Information supplied:
________

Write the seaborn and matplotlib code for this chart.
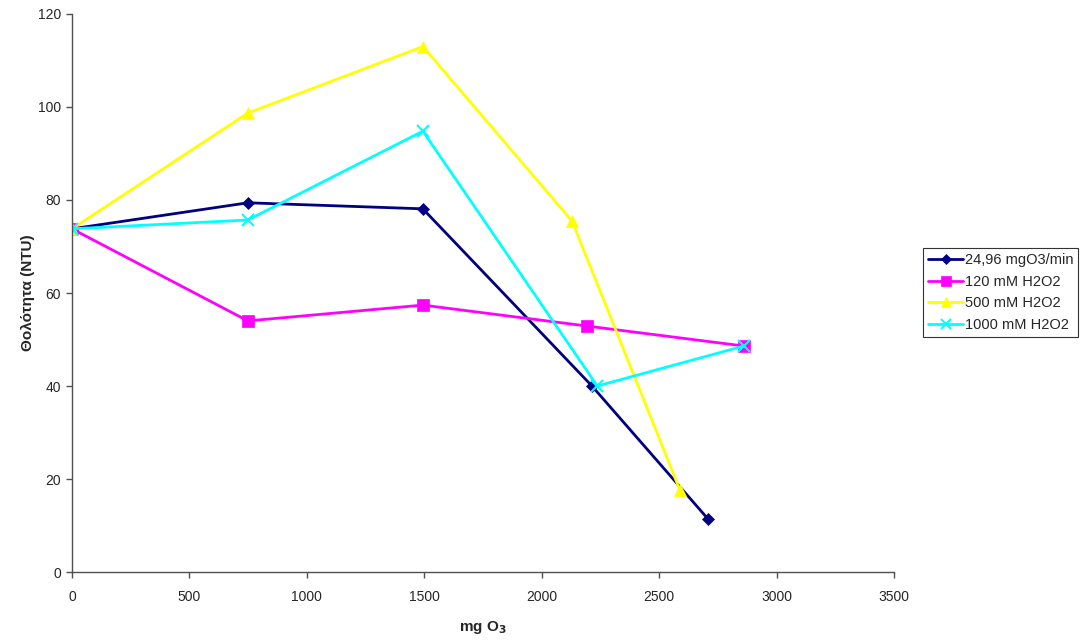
import matplotlib
matplotlib.use("Agg")
import matplotlib.pyplot as plt
import seaborn as sns
import pandas as pd

# Ozone dose (mg O3) and turbidity (NTU) for each treatment
x_o3 = [0, 749, 1494, 2214, 2710]
y_o3 = [73.8, 79.4, 78.1, 40.0, 11.3]

x_120 = [0, 749, 1494, 2192, 2861]
y_120 = [73.8, 54.0, 57.4, 52.9, 48.6]

x_500 = [0, 749, 1494, 2129, 2588]
y_500 = [73.8, 98.7, 113.0, 75.5, 17.7]

x_1000 = [0, 749, 1494, 2237, 2861]
y_1000 = [73.8, 75.7, 94.8, 40.0, 48.6]

labels = ["24,96 mgO3/min", "120 mM H2O2", "500 mM H2O2", "1000 mM H2O2"]
colors = ["#000080", "#FF00FF", "#FFFF00", "#00FFFF"]
markers = ["D", "s", "^", "x"]
msizes = [6, 8, 8, 8]

series = [(x_o3, y_o3), (x_120, y_120), (x_500, y_500), (x_1000, y_1000)]

sns.set_style("white")
plt.rcParams["font.family"] = ["Liberation Sans", "DejaVu Sans"]

fig = plt.figure(figsize=(10.84, 6.41), dpi=100)
ax = fig.add_axes([0.0664, 0.1076, 0.7583, 0.8706])

for (xs, ys), lab, col, mk, ms in zip(series, labels, colors, markers, msizes):
    df = pd.DataFrame({"x": xs, "y": ys})
    sns.lineplot(data=df, x="x", y="y", ax=ax, sort=False, color=col,
                 linewidth=2, marker=mk, markersize=ms,
                 markeredgecolor=col, markeredgewidth=1.5 if mk == "x" else 0.5,
                 label=lab)

ax.set_xlim(0, 3500)
ax.set_ylim(0, 120)
ax.set_xticks(range(0, 3501, 500))
ax.set_yticks(range(0, 121, 20))
ax.tick_params(axis="both", direction="out", length=4, width=1, color="#505050",
               labelsize=10, bottom=True, left=True)
ax.tick_params(axis="x", pad=9)
ax.tick_params(axis="y", pad=4)

for side in ["top", "right"]:
    ax.spines[side].set_visible(False)
for side in ["left", "bottom"]:
    ax.spines[side].set_color("#505050")
    ax.spines[side].set_linewidth(1)

ax.set_xlabel("mg O$_\\mathbf{3}$", fontsize=11, fontweight="bold", labelpad=11)
ax.set_ylabel("Θολότητα (NTU)", fontsize=11, fontweight="bold", labelpad=2)

leg = ax.legend(loc="upper left", bbox_to_anchor=(0.8515, 0.6131),
                bbox_transform=fig.transFigure, frameon=True, fancybox=False,
                edgecolor="black", fontsize=10.5, handlelength=2.4,
                handletextpad=0.1, borderpad=0.35, labelspacing=0.52,
                borderaxespad=0, markerscale=0.85)
leg.get_frame().set_linewidth(0.8)

fig.savefig("out.png", dpi=100, facecolor="white")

________

Written task:
Exactly reproduce the run of lines from the start of the listing through the line with "leg.get_frame().set_linewidth(0.8)", inclusive; pictures are not copied.

The response:
Write the seaborn and matplotlib code for this chart.
import matplotlib
matplotlib.use("Agg")
import matplotlib.pyplot as plt
import seaborn as sns
import pandas as pd

# Ozone dose (mg O3) and turbidity (NTU) for each treatment
x_o3 = [0, 749, 1494, 2214, 2710]
y_o3 = [73.8, 79.4, 78.1, 40.0, 11.3]

x_120 = [0, 749, 1494, 2192, 2861]
y_120 = [73.8, 54.0, 57.4, 52.9, 48.6]

x_500 = [0, 749, 1494, 2129, 2588]
y_500 = [73.8, 98.7, 113.0, 75.5, 17.7]

x_1000 = [0, 749, 1494, 2237, 2861]
y_1000 = [73.8, 75.7, 94.8, 40.0, 48.6]

labels = ["24,96 mgO3/min", "120 mM H2O2", "500 mM H2O2", "1000 mM H2O2"]
colors = ["#000080", "#FF00FF", "#FFFF00", "#00FFFF"]
markers = ["D", "s", "^", "x"]
msizes = [6, 8, 8, 8]

series = [(x_o3, y_o3), (x_120, y_120), (x_500, y_500), (x_1000, y_1000)]

sns.set_style("white")
plt.rcParams["font.family"] = ["Liberation Sans", "DejaVu Sans"]

fig = plt.figure(figsize=(10.84, 6.41), dpi=100)
ax = fig.add_axes([0.0664, 0.1076, 0.7583, 0.8706])

for (xs, ys), lab, col, mk, ms in zip(series, labels, colors, markers, msizes):
    df = pd.DataFrame({"x": xs, "y": ys})
    sns.lineplot(data=df, x="x", y="y", ax=ax, sort=False, color=col,
                 linewidth=2, marker=mk, markersize=ms,
                 markeredgecolor=col, markeredgewidth=1.5 if mk == "x" else 0.5,
                 label=lab)

ax.set_xlim(0, 3500)
ax.set_ylim(0, 120)
ax.set_xticks(range(0, 3501, 500))
ax.set_yticks(range(0, 121, 20))
ax.tick_params(axis="both", direction="out", length=4, width=1, color="#505050",
               labelsize=10, bottom=True, left=True)
ax.tick_params(axis="x", pad=9)
ax.tick_params(axis="y", pad=4)

for side in ["top", "right"]:
    ax.spines[side].set_visible(False)
for side in ["left", "bottom"]:
    ax.spines[side].set_color("#505050")
    ax.spines[side].set_linewidth(1)

ax.set_xlabel("mg O$_\\mathbf{3}$", fontsize=11, fontweight="bold", labelpad=11)
ax.set_ylabel("Θολότητα (NTU)", fontsize=11, fontweight="bold", labelpad=2)

leg = ax.legend(loc="upper left", bbox_to_anchor=(0.8515, 0.6131),
                bbox_transform=fig.transFigure, frameon=True, fancybox=False,
                edgecolor="black", fontsize=10.5, handlelength=2.4,
                handletextpad=0.1, borderpad=0.35, labelspacing=0.52,
                borderaxespad=0, markerscale=0.85)
leg.get_frame().set_linewidth(0.8)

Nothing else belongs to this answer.